A shampoo question

Your head doesn’t usually get involved in gardening, as your hands do, or get a week or two worth of gunge on it, as a floor would. The simple agitation of lathering is enough to free up the hair oil and dead skin cells. Your skin is only a fraction of an inch thick, but it has oils to keep it from itching or getting scaly. It’s good to leave some of that behind, IMHO. The longer you leave the oil-stripping chemical on it, the more oil it will strip, until it’s all gone.

Everyone knows that the directions on shampoo bottles say, “Lather, rinse, repeat,” right? I have two different brands of shampoo in my bathroom. Today, for the first time in many years, I actually looked at shampoo instructions. To my amazement, they both said “Wet hair, lather, and rinse”—nothing about repeating. Although I never do the “repeat” thing, I’m vaguely disappointed. Step up your game, corporate hustlers.

I always assumed that the “repeat” admonition was to get you to experience the glorious excessive foaming that ZipperJJ describes, so that you’ll incorrectly think, “Wow! It’s really working this time!” and use (and buy) twice as much shampoo from then on.

They probably couldn’t convince enough people to pour the shampoo directly down the drain.

Wait, don’t all of us do the squeak test? You know: pinch a lock of hair between thumb and pointer finger and slide downward. If it squeaks, it’s clean. Mine always squeaks after one lathering, and I get very sweaty during workouts and also use products on my hair that need to get shampooed out.

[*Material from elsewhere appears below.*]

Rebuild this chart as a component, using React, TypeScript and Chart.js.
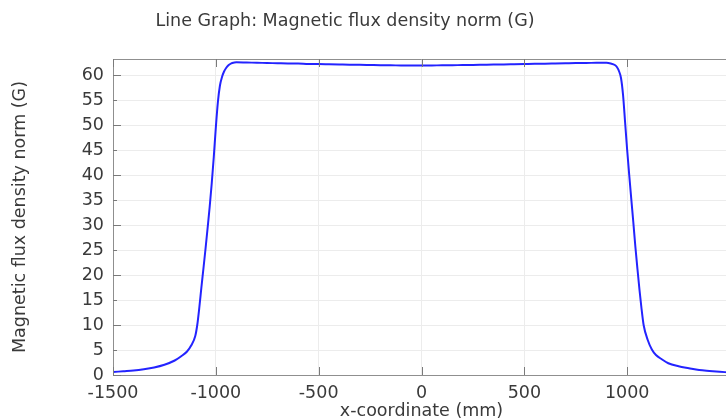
import React, { useEffect, useRef } from "react";
import { Chart, registerables } from "chart.js";

Chart.register(...registerables);

const TITLE = "Line Graph: Magnetic flux density norm (G)";
const X_TITLE = "x-coordinate (mm)";
const Y_TITLE = "Magnetic flux density norm (G)";

const yTickValues = [0, 5, 10, 15, 20, 25, 30, 35, 40, 45, 50, 55, 60];
const xTickLabels = ["-1500", "-1000", "-500", "0", "500", "1000"];

const xCoords = [
  -1500, -1450, -1400, -1350, -1300, -1250, -1200, -1170, -1140, -1120, -1100, -1090, -1080, -1070,
  -1060, -1050, -1040, -1030, -1020, -1010, -1000, -990, -980, -970, -960, -950, -940, -930, -920,
  -900, -850, -800, -750, -700, -650, -600, -550, -500, -450, -400, -350, -300, -250, -200, -150,
  -100, -50, 0, 50, 100, 150, 200, 250, 300, 350, 400, 450, 500, 550, 600, 650, 700, 750, 800, 850,
  900, 920, 940, 950, 960, 970, 980, 990, 1000, 1010, 1020, 1030, 1040, 1050, 1060, 1070, 1080,
  1100, 1120, 1140, 1170, 1200, 1250, 1300, 1350, 1400, 1450, 1500,
];

const fluxNorm = [
  0.6, 0.75, 0.9, 1.15, 1.5, 2.05, 2.9, 3.7, 4.7, 5.9, 7.8, 10.1, 13.6, 17.6,
  21.4, 25.3, 29.4, 33.6, 38.3, 43.6, 49.5, 54.6, 57.9, 59.6, 60.7, 61.4, 61.9, 62.2, 62.4,
  62.55, 62.5, 62.45, 62.4, 62.35, 62.3, 62.3, 62.2, 62.2, 62.15, 62.1, 62.05, 62.05, 62.0, 61.95, 61.95,
  61.9, 61.9, 61.9, 61.9, 61.95, 61.95, 62.0, 62.0, 62.05, 62.1, 62.1, 62.15, 62.2, 62.25, 62.25, 62.3, 62.35, 62.4, 62.4, 62.45,
  62.45, 62.3, 62.0, 61.6, 60.8, 59.4, 56.0, 50.5, 45.0, 40.0, 35.2, 30.5, 25.6, 21.2, 17.0, 13.2, 10.0,
  7.0, 5.1, 4.0, 3.1, 2.35, 1.75, 1.35, 0.98, 0.8, 0.65, 0.5,
];

const FONT = "'DejaVu Sans', sans-serif";
const FS = 17.5;

const framePlugin = {
  id: "frame",
  afterDraw(chart: any) {
    const { ctx, chartArea } = chart;
    const { left, right, top, bottom } = chartArea;
    ctx.save();
    ctx.strokeStyle = "#8f8f8f";
    ctx.lineWidth = 1;
    ctx.beginPath();
    ctx.moveTo(left, top + 0.5);
    ctx.lineTo(right, top + 0.5);
    ctx.stroke();
    const xs = chart.scales.x;
    const ys = chart.scales.y;
    ctx.strokeStyle = "#7a7a7a";
    ctx.beginPath();
    xs.ticks.forEach((t: any) => {
      const px = Math.round(xs.getPixelForValue(t.value)) + 0.5;
      ctx.moveTo(px, bottom);
      ctx.lineTo(px, bottom - 8);
      ctx.moveTo(px, top);
      ctx.lineTo(px, top + 8);
    });
    ys.ticks.forEach((t: any) => {
      const py = Math.round(ys.getPixelForValue(t.value)) + 0.5;
      const len = t.value % 10 === 0 ? 8 : 4;
      ctx.moveTo(left, py);
      ctx.lineTo(left + len, py);
    });
    ctx.stroke();
    ctx.fillStyle = "#3a3a3a";
    ctx.font = FS + "px " + FONT;
    ctx.textAlign = "center";
    ctx.textBaseline = "middle";
    ctx.fillText(TITLE, 345, 21);
    ctx.restore();
  },
};

export default function App() {
  const ref = useRef<HTMLCanvasElement | null>(null);

  useEffect(() => {
    if (!ref.current) return;
    const data = xCoords.map((x, i) => ({ x, y: fluxNorm[i] }));
    const chart = new Chart(ref.current, {
      type: "line",
      data: {
        datasets: [
          {
            data,
            borderColor: "#2323ff",
            borderWidth: 2,
            pointRadius: 0,
            fill: false,
            cubicInterpolationMode: "monotone",
          },
        ],
      },
      options: {
        animation: false,
        responsive: false,
        maintainAspectRatio: false,
        layout: { padding: { top: 59, right: 20, left: 0, bottom: 0 } },
        plugins: { legend: { display: false }, tooltip: { enabled: false } },
        scales: {
          x: {
            type: "linear",
            min: -1500,
            max: 1500,
            afterFit: (s: any) => {
              s.height = 55;
              s.paddingLeft = 0;
              s.paddingRight = 0;
            },
            ticks: {
              stepSize: 500,
              padding: 8,
              color: "#3a3a3a",
              font: { family: FONT, size: FS },
              callback: (v: any) => (xTickLabels.includes(String(v)) ? String(v) : ""),
            },
            grid: { color: "#ececec", drawTicks: false },
            border: { display: true, color: "#8f8f8f" },
            title: {
              display: true,
              text: X_TITLE,
              color: "#3a3a3a",
              font: { family: FONT, size: FS },
              padding: { top: 0, bottom: 8 },
            },
          },
          y: {
            type: "linear",
            min: 0,
            max: 63.2,
            afterFit: (s: any) => {
              s.width = 113;
            },
            afterBuildTicks: (s: any) => {
              s.ticks = yTickValues.map((v) => ({ value: v }));
            },
            ticks: {
              autoSkip: false,
              padding: 9,
              color: "#3a3a3a",
              font: { family: FONT, size: FS },
              callback: (v: any) => String(v),
            },
            grid: { color: "#ececec", drawTicks: false },
            border: { display: true, color: "#8f8f8f" },
            title: {
              display: true,
              text: Y_TITLE,
              color: "#3a3a3a",
              font: { family: FONT, size: FS },
              padding: { top: 10, bottom: 0 },
            },
          },
        },
      },
      plugins: [framePlugin],
    });
    return () => chart.destroy();
  }, []);

  return (
    <div
      style={{
        position: "fixed",
        left: 0,
        top: 0,
        width: 726,
        height: 419,
        overflow: "hidden",
        background: "#fff",
      }}
    >
      <canvas ref={ref} width={750} height={430} style={{ display: "block", width: 750, height: 430 }} />
    </div>
  );
}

I think you are supposed to let dandruff shampoos sit on your scalp, but I don’t see the sense of letting other shampoos just sit there unless you’ve been rolling around in crude oil. When I go to the salon, the stylist massages shampoo onto my scalp longer than I do, but he never lets it just sit there.

I wash it twice because I discovered that, when I didn’t, my hair would be back to its originally oily state within hours of washing.

I’ve also tried not washing it at all for several days. What happens is that it hits a maximum oiliness and stays there. However, I find that natural level to be too high, to the point my hands feel oily after running my hands through it, and it looks wet. I much prefer the look and feel of my hair after a thorough washing.

That said, the last shampoo I use is always one with an included conditioner, in case the shampoo pulls out too much oil.

I don’t use conditioner. I wash my hair when it feels dirty, which is once or twice a week. I lather twice once a year, before i leave for a vacation where i can’t wash it for a week. I think it does stay clean a little longer that way. But maybe this year I’ll try not doing it, and see if it makes a difference.

(I also delay washing it for a day or so after it feels dirty for the couple of weeks leading up to that vacation.)

Same here… I wash my hair (what’s left of it) with Ivory bar soap. Been doing it for 20 years.

Disclosure: I worked at a personal-care products company, as a market researcher, from '89 to '96; I spent a fair amount of that time working on anti-perspirants, but I also worked on hair care products, including shampoos, for several years.

A generation or two ago (we’re talking the '70s and '80s), people in the U.S., both men and women, typically didn’t wash their hair as often as they do now. And, many women were wearing heavy-duty hairspray or other hair styling products, and reapplying it every day. As a result, after several days, it was not uncommon to have a considerable amount of build-up on the hair, and shampooing twice might have been needed, in some cases, to get all of the hairspray off of the hair.

Conversely, in that era, shampoos often were harsher than they are now, in part because many of them had higher levels of detergent than they do today. Prell, in particular, was known for being good at getting the gunk off one’s hair – as one of my chemists said, back then, “Prell: it’s a stripper!” (as in paint stripper, not exotic dancer. :smiley: )

Parenthetical: while washing my hair this morning, I took a look at my shampoo bottle (Pantene). The instructions still do say, word for word, “Lather. Rinse. Repeat.”

The two shampoo bottles I mentioned above are Dove and Suave, which I now see are both Unilever products. For what it’s worth, they are both “for men” versions; maybe Unilever has concluded that men are slobs who aren’t going to wash their hair twice, so there’s no point in telling them to.

I remember Prell. That stuff would have removed the chrome from a car bumper.

I worked for Helene Curtis, which was bought by Unilever in '96, shortly before I left for another job. I did, indeed, work on Suave for a while, as well Salon Selectives, which was the hot haircare brand of the time.

I did a big research study when I was there, where we surveyed both men and women about their haircare practices. While we found that some men (typically younger men) were more “hair-involved,” a majority of men were, as I wrote in the report, “only dimly aware of any hair which they may still have.” :wink:

One of the funniest jokes I recall hearing was:

“Did you hear about the computer programmer who was found dead of exhaustion?”

“No, what happened?”

“He washed his hair in the shower and followed the instructions on the shampoo bottle: lather, rinse, repeat.”